Надо "левым" говорить правду в лицо — они не любят правды и грозятся судом, обычно пользуясь распространенной юридической неграмотностью. Следует и судебную систему заставить почувствовать влияние другого круга идей, в возможности чего я убедился в разговорах с членом Верховного Суда Д. Дорнер и председателем А. Бараком.

Только разобщенность и внутренние дрязги "правых" позволили "левым" "свалить" М. Бегина, только правая глупость помогла им избавиться от И. Шамира, только полный ступор понимания ситуации в руководстве "правых" позволил "левым" довести героя Израиля А. Шарона до уровня политикана, предавшего интересы страны. И те же люди, или их духовные наследники, сместили сегодняшнего ПМ, которого, однако, сломить не смогли. Однако во главе страны оказались двурушники-перебежчики.

Примечательно, что в разгар интифады коллеги спорили со мной меньше, критиковали соглашения Осло, поносили Барака, непосредственно доведшего бегством из Ливана страну до грани катастрофы. Но, увы, по мере того как действия АОИ становились успешнее, опять зазвучали, пусть и не так громко, старые мотивы.

За эти годы, с 1998, мой счет к левым только удлинялся. Так получилось, что моя жизнь началась под вой сирен, взрывы и пожары от бомб и снарядов. Но там наступал мощный враг, а Израиль мучают бандиты, "левыми" лелеемые и взбадриваемые годами. Лелеемые настолько, что И. Рабин привез бандита, прямо назвав его необходимым противовесом действиям БАГАЦа. Не будь разъедающих действий "левых" — не выселили бы насильно евреев из Газы, не было бы оттуда огня ракет такой плотности, да и еще раньше не привезли бы в Израиль тунисского бандита, назвав его "партнером по мирному процессу". А еще раньше — не стал бы он и тунисским, а задолго до того кормил бы где-нибудь червей.

Я помню, что “левые” лживо обвиняли Шарона в начале интифады Осло. Нет, это "левая" работа, как и превращение уничтожения в пригородах Бейрута Сабре и Шатиле бандитов Арафата в якобы преступление Шарона. Это “левые” делишки привели к бегству Барака из Ливана. Помню прямую телетрансляцию оттуда весной 2000, когда находился в Дании. Видел мечущихся перед ухмыляющимися бандитами Хезбаллы фурий в черном — так называемых "четырех матерей", которые приветствовали этих бандитов и ликовали по поводу бегства АОИ из Южного Ливана.
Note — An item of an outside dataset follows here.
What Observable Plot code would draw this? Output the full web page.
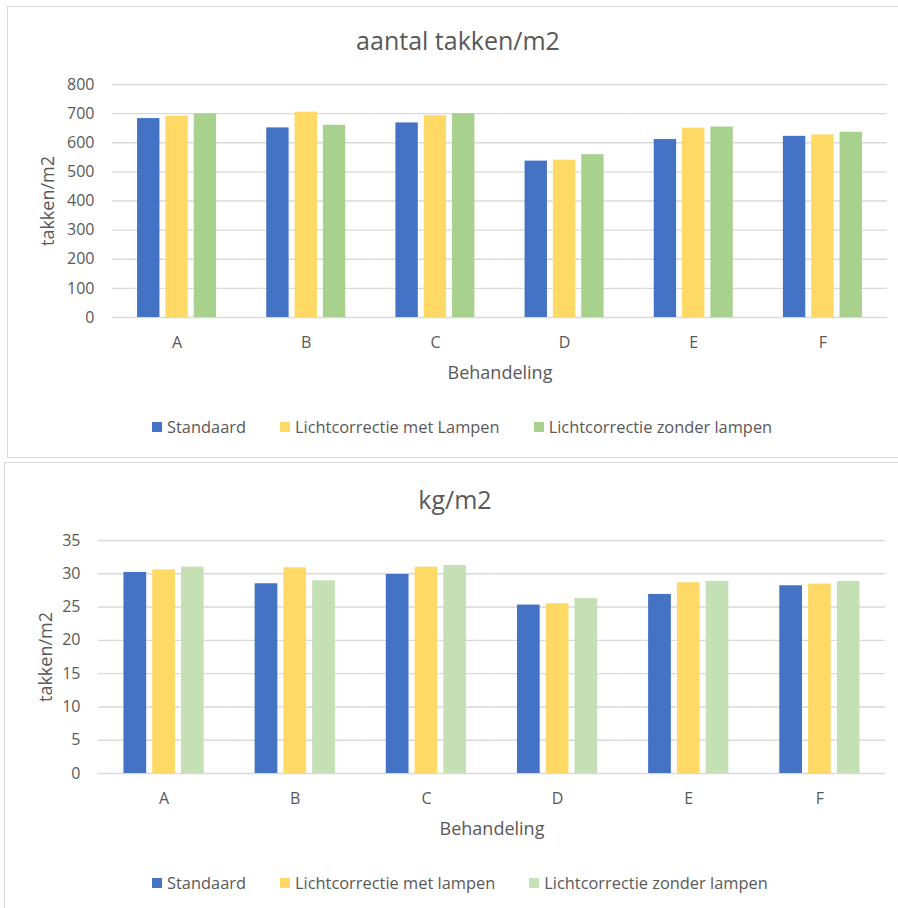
<!DOCTYPE html>
<html>
<head>
<meta charset="utf-8">
<script src="https://cdn.jsdelivr.net/npm/d3@7"></script>
<script src="https://cdn.jsdelivr.net/npm/@observablehq/plot@0.6"></script>
<style>
  body { margin: 0; background: #fff; font-family: "Open Sans", sans-serif; color: #595959; }
  #page { position: relative; width: 898px; height: 908px; overflow: hidden; background: #fff; }
  .box { position: absolute; border: 1.5px solid #d9d9d9; box-sizing: border-box; }
  .title { position: absolute; text-align: center; font-size: 25px; line-height: 34px; white-space: nowrap; color: #595959; }
  .chart { position: absolute; left: 0; }
  .legend { position: absolute; display: flex; align-items: center; font-size: 16.4px; line-height: 20px; white-space: nowrap; color: #595959; }
  .legend .item { display: flex; align-items: center; margin-right: 34px; }
  .legend .sw { width: 10px; height: 10px; margin-right: 5px; flex: none; }
</style>
</head>
<body>
<div id="page"></div>
<script>
// Behandelingen (categories on the x axis)
const categories = ["A", "B", "C", "D", "E", "F"];

// Series names as shown in each legend
const seriesTakken = ["Standaard", "Lichtcorrectie met Lampen", "Lichtcorrectie zonder lampen"];
const seriesKg = ["Standaard", "Lichtcorrectie met lampen", "Lichtcorrectie zonder lampen"];

// aantal takken/m2 per behandeling
const takkenStandaard = [683, 651, 668, 537, 611, 622];
const takkenMetLampen = [691, 705, 693, 540, 650, 627];
const takkenZonderLampen = [699, 660, 700, 559, 654, 636];

// kg/m2 per behandeling
const kgStandaard = [30.2, 28.5, 29.9, 25.3, 26.9, 28.2];
const kgMetLampen = [30.6, 30.9, 31.0, 25.5, 28.65, 28.45];
const kgZonderLampen = [31.0, 28.95, 31.25, 26.3, 28.85, 28.85];

// Axis ticks
const takkenTicks = [0, 100, 200, 300, 400, 500, 600, 700, 800];
const kgTicks = [0, 5, 10, 15, 20, 25, 30, 35];

const coloursTakken = ["#4472C4", "#FFD966", "#A9D18E"];
const coloursKg = ["#4472C4", "#FFD966", "#C5E0B4"];

const page = document.getElementById("page");

function longTable(series, columns) {
  const rows = [];
  categories.forEach((c, i) => {
    series.forEach((s, j) => rows.push({cat: c, series: s, value: columns[j][i]}));
  });
  return rows;
}

function addChart(cfg) {
  const box = document.createElement("div");
  box.className = "box";
  Object.assign(box.style, cfg.box);
  page.appendChild(box);

  const title = document.createElement("div");
  title.className = "title";
  title.textContent = cfg.title;
  Object.assign(title.style, {left: cfg.titleCenter - 300 + "px", width: "600px", top: cfg.titleTop + "px"});
  page.appendChild(title);

  const rows = longTable(cfg.series, cfg.columns);
  const svg = Plot.plot({
    width: 898,
    height: cfg.height,
    marginTop: cfg.margin[0],
    marginRight: cfg.margin[1],
    marginBottom: cfg.margin[2],
    marginLeft: cfg.margin[3],
    style: {fontFamily: "'Open Sans', sans-serif", color: "#595959", background: "transparent", overflow: "visible"},
    fx: {domain: categories, padding: 0, round: false, label: null, axis: null},
    x: {domain: cfg.series, axis: null, paddingInner: 0.21, paddingOuter: 0.885, round: false},
    y: {domain: [0, cfg.ticks[cfg.ticks.length - 1]], label: null},
    color: {domain: cfg.series, range: cfg.colours},
    marks: [
      Plot.gridY(cfg.ticks, {stroke: "#d9d9d9", strokeOpacity: 1, strokeWidth: 1.4}),
      Plot.barY(rows, {fx: "cat", x: "series", y: "value", fill: "series"}),
      Plot.axisY(cfg.ticks, {tickSize: 0, tickPadding: 18, fontSize: 16, fill: "#595959", label: null}),
      Plot.axisY({ticks: [], label: cfg.yLabel, labelAnchor: "center", labelArrow: "none", labelOffset: cfg.yLabelOffset, fontSize: 18, fill: "#595959"}),
      Plot.axisFx({anchor: "bottom", tickSize: 0, tickPadding: 19, fontSize: 16, fill: "#595959", label: null}),
      Plot.axisFx({anchor: "bottom", ticks: [], label: "Behandeling", labelAnchor: "center", labelArrow: "none", labelOffset: cfg.xLabelOffset, fontSize: 18, fill: "#595959"})
    ]
  });
  svg.classList.add("chart");
  svg.style.top = cfg.svgTop + "px";
  page.appendChild(svg);

  const legend = document.createElement("div");
  legend.className = "legend";
  Object.assign(legend.style, {left: "152px", top: cfg.legendTop + "px"});
  cfg.series.forEach((s, i) => {
    const item = document.createElement("div");
    item.className = "item";
    const sw = document.createElement("span");
    sw.className = "sw";
    sw.style.background = cfg.colours[i];
    const label = document.createElement("span");
    label.textContent = s;
    item.appendChild(sw);
    item.appendChild(label);
    legend.appendChild(item);
  });
  page.appendChild(legend);
}

addChart({
  box: {left: "7px", top: "6px", width: "904px", height: "452px"},
  title: "aantal takken/m2",
  titleCenter: 458,
  titleTop: 23,
  svgTop: 0,
  height: 400,
  margin: [84, 11, 83, 112],
  series: seriesTakken,
  columns: [takkenStandaard, takkenMetLampen, takkenZonderLampen],
  colours: coloursTakken,
  ticks: takkenTicks,
  yLabel: "takken/m2",
  yLabelOffset: 71,
  xLabelOffset: 61,
  legendTop: 417
});

addChart({
  box: {left: "4px", top: "462px", width: "904px", height: "460px"},
  title: "kg/m2",
  titleCenter: 455,
  titleTop: 482,
  svgTop: 460,
  height: 400,
  margin: [80, 13, 87, 98],
  series: seriesKg,
  columns: [kgStandaard, kgMetLampen, kgZonderLampen],
  colours: coloursKg,
  ticks: kgTicks,
  yLabel: "takken/m2",
  yLabelOffset: 59,
  xLabelOffset: 61,
  legendTop: 873
});
</script>
</body>
</html>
Строители страны во времена Бен Гуриона и Голды Меир, "левые" уже давно стали разрушителями и пособниками разрушителей. Переплет, в котором последнее время оказался Израиль, "левых" рук дело. Предупреждением о сохранении опасности, особенно уместным сегодня, звучат слова "Еще плодоносить способно чрево, которое вынашивало гада".